To justify the repeal, EPA Administrator Lee Zeldin has relied on a Department of Energy pseudoscientific report written by known climate deniers with close ties to fossil fuel and polluting industry actors. Rife with clear errors, cherry-picked data, and misrepresented facts, the report peddles the lie that human-caused climate change is not a threat.

But scientists have known for over a century that greenhouse gases drive climate change. “In 1896, Swedish scientist Svante Arrhenius concluded that greenhouse gas emissions from human activities contribute to a global “greenhouse effect”, driving global warming. One hundred and twenty-nine years later, the reality of human-caused climate change is not up for debate,” wrote the Senators.
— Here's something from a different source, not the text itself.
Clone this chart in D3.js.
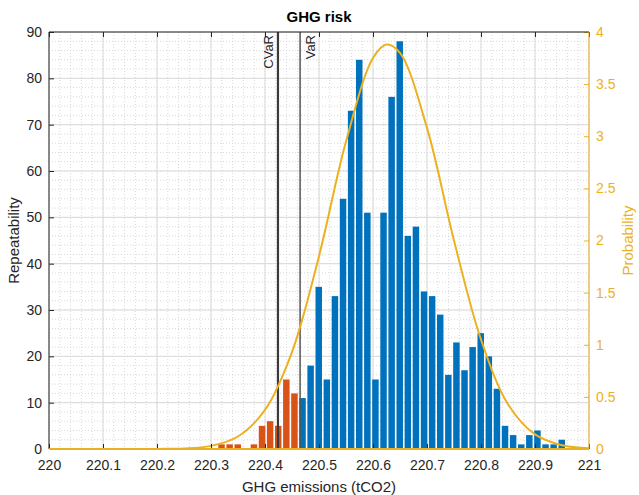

“Congress established the Clean Air Act to protect the public health and welfare, and the Supreme Court confirmed that this includes EPA’s obligation to regulate greenhouse gases to the extent they endanger the same. The science is clear that they do so. We ask that you withdraw this proposal and reverse your decision to rescind the 2009 endangerment finding,” concluded the Senators.

In addition to Murphy, Whitehouse and Schumer, the letter was signed by the entire Senate Democratic Caucus, including U.S. Senators Angela Alsobrooks (D-Md.), Tammy Baldwin (D-Wis.), Michael Bennet (D-Colo.), Richard Blumenthal (D-Conn.), Lisa Blunt Rochester (D-Del.), Cory Booker (D-N.J.), Maria Cantwell (D-Wash.), Chris Coons (D-Del.), Catherine Cortez Masto (D-Nev.), Tammy Duckworth (D-Ill.), Dick Durbin (D-Ill.), John Fetterman (D-Pa.), Ruben Gallego (D-Ariz.), Kirsten Gillibrand (D-N.Y.), Maggie Hassan (D-N.H.), Martin Heinrich (D-N.M.), John Hickenlooper (D-Colo.), Mazie Hirono (D-Hawaii), Tim Kaine (D-Va.), Mark Kelly (D-Ariz.), Andy Kim (D-N.J.), Angus King (I-Maine), Amy Klobuchar (D-Minn.), Ben Ray Luján (D-N.M.), Ed Markey (D-Mass.), Jeff Merkley (D-Ore.), Patty Murray (D-Wash.), Jon Ossoff (D-Ga.), Alex Padilla (D-Calif.), Gary Peters (D-Mich.), Jack Reed (D-R.I.), Jacky Rosen (D-Nev.), Bernie Sanders (I-Vt.), Brian Schatz (D-Hawaii), Adam Schiff (D-Calif.), Jeanne Shaheen (D-N.H.), Elissa Slotkin (D-Mich.), Tina Smith (D-Minn.), Chris Van Hollen (D-Md.), Mark Warner (D-Va.), Raphael Warnock (D-Ga.), Elizabeth Warren (D-Mass.), Peter Welch (D-Vt.) and Ron Wyden (D-Ore.).

Full text of the Democratic caucus comment is available here.

The deadline to submit comments to EPA on the proposed rollback is September 22, 2025.